Objective
Extract, without alteration, each line from the start of the listing to the line bearing "0.293, 0.261, 0.261]".
======== Listed records
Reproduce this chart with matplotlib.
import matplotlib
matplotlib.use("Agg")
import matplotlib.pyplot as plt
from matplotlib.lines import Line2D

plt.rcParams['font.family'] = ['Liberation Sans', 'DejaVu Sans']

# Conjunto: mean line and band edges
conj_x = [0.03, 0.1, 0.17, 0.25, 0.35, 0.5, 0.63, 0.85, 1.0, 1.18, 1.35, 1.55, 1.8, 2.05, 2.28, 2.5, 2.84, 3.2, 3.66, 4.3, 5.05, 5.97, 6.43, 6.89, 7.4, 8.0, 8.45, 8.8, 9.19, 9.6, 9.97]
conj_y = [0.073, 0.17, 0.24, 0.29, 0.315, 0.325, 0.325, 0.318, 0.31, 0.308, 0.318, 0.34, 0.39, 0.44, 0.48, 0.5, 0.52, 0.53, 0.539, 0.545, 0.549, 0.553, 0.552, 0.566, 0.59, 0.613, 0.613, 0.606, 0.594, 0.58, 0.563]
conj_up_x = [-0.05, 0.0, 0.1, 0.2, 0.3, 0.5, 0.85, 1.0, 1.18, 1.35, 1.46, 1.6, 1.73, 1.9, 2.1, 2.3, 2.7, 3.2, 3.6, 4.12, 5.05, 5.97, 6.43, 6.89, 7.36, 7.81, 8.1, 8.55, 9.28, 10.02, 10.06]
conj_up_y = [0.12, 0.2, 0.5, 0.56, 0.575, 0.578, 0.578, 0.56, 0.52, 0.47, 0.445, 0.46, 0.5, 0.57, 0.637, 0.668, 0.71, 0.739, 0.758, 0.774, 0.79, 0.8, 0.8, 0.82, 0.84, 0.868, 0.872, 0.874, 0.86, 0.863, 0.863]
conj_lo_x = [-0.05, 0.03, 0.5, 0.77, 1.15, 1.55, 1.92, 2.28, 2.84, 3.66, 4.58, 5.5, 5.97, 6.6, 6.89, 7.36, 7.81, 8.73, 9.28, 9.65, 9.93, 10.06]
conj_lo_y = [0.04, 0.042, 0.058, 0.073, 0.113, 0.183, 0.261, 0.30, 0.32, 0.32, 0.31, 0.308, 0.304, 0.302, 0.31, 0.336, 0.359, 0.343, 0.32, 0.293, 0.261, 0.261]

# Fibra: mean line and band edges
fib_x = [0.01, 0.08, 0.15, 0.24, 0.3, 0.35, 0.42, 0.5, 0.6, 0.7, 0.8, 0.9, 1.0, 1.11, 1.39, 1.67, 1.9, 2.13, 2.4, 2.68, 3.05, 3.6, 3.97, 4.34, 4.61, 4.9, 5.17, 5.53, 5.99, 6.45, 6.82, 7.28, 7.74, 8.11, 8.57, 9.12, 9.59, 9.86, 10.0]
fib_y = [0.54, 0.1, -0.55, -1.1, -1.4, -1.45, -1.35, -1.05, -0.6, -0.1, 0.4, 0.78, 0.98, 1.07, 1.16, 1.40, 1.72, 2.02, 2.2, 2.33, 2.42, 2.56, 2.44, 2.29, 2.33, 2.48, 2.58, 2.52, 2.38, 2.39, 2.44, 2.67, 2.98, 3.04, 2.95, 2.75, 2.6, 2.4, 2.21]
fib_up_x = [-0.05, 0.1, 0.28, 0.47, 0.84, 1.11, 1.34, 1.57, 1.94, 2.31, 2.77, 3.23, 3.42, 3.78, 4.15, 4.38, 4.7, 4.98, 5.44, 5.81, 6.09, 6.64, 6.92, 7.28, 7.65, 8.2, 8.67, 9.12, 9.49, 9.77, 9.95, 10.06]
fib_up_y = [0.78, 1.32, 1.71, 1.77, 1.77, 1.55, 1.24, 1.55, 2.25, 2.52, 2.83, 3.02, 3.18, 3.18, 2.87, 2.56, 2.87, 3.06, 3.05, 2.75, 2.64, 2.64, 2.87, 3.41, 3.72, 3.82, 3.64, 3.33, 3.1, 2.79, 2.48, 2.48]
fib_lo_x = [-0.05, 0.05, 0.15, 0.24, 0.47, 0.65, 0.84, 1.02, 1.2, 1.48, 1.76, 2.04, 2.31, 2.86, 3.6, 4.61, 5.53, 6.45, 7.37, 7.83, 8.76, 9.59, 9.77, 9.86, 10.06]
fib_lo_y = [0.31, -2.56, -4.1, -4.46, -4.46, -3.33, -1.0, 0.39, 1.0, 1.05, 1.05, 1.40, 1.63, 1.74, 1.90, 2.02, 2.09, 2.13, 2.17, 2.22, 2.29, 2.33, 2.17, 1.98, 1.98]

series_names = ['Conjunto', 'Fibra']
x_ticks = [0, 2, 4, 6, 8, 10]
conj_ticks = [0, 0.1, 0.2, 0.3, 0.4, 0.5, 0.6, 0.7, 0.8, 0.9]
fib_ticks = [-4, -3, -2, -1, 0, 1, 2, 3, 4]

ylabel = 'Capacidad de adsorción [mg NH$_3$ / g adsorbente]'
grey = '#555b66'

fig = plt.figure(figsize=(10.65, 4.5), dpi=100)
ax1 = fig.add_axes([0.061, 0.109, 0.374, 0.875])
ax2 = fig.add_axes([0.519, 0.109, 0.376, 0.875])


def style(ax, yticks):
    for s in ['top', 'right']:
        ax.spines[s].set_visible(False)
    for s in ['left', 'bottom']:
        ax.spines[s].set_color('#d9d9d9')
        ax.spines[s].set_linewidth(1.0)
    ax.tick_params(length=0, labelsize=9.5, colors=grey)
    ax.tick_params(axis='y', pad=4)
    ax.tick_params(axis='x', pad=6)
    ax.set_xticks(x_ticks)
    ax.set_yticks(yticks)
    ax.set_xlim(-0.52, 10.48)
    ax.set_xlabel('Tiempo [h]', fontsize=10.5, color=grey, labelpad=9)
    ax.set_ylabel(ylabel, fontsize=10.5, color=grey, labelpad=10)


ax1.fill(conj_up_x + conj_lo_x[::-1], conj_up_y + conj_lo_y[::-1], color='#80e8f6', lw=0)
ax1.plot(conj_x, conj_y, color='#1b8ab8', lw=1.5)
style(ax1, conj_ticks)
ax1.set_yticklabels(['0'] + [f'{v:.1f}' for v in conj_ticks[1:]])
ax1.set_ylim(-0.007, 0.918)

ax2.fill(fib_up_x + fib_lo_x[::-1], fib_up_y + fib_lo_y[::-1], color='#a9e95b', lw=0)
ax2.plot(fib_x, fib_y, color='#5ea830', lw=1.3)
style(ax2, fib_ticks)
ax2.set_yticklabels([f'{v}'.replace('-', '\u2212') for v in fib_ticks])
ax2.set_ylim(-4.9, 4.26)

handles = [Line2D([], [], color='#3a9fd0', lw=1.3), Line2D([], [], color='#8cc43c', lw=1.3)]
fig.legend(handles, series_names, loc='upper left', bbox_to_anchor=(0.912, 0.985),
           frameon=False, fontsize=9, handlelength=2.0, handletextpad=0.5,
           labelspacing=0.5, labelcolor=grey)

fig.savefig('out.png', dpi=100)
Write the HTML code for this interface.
================
Output of the task
Reproduce this chart with matplotlib.
import matplotlib
matplotlib.use("Agg")
import matplotlib.pyplot as plt
from matplotlib.lines import Line2D

plt.rcParams['font.family'] = ['Liberation Sans', 'DejaVu Sans']

# Conjunto: mean line and band edges
conj_x = [0.03, 0.1, 0.17, 0.25, 0.35, 0.5, 0.63, 0.85, 1.0, 1.18, 1.35, 1.55, 1.8, 2.05, 2.28, 2.5, 2.84, 3.2, 3.66, 4.3, 5.05, 5.97, 6.43, 6.89, 7.4, 8.0, 8.45, 8.8, 9.19, 9.6, 9.97]
conj_y = [0.073, 0.17, 0.24, 0.29, 0.315, 0.325, 0.325, 0.318, 0.31, 0.308, 0.318, 0.34, 0.39, 0.44, 0.48, 0.5, 0.52, 0.53, 0.539, 0.545, 0.549, 0.553, 0.552, 0.566, 0.59, 0.613, 0.613, 0.606, 0.594, 0.58, 0.563]
conj_up_x = [-0.05, 0.0, 0.1, 0.2, 0.3, 0.5, 0.85, 1.0, 1.18, 1.35, 1.46, 1.6, 1.73, 1.9, 2.1, 2.3, 2.7, 3.2, 3.6, 4.12, 5.05, 5.97, 6.43, 6.89, 7.36, 7.81, 8.1, 8.55, 9.28, 10.02, 10.06]
conj_up_y = [0.12, 0.2, 0.5, 0.56, 0.575, 0.578, 0.578, 0.56, 0.52, 0.47, 0.445, 0.46, 0.5, 0.57, 0.637, 0.668, 0.71, 0.739, 0.758, 0.774, 0.79, 0.8, 0.8, 0.82, 0.84, 0.868, 0.872, 0.874, 0.86, 0.863, 0.863]
conj_lo_x = [-0.05, 0.03, 0.5, 0.77, 1.15, 1.55, 1.92, 2.28, 2.84, 3.66, 4.58, 5.5, 5.97, 6.6, 6.89, 7.36, 7.81, 8.73, 9.28, 9.65, 9.93, 10.06]
conj_lo_y = [0.04, 0.042, 0.058, 0.073, 0.113, 0.183, 0.261, 0.30, 0.32, 0.32, 0.31, 0.308, 0.304, 0.302, 0.31, 0.336, 0.359, 0.343, 0.32, 0.293, 0.261, 0.261]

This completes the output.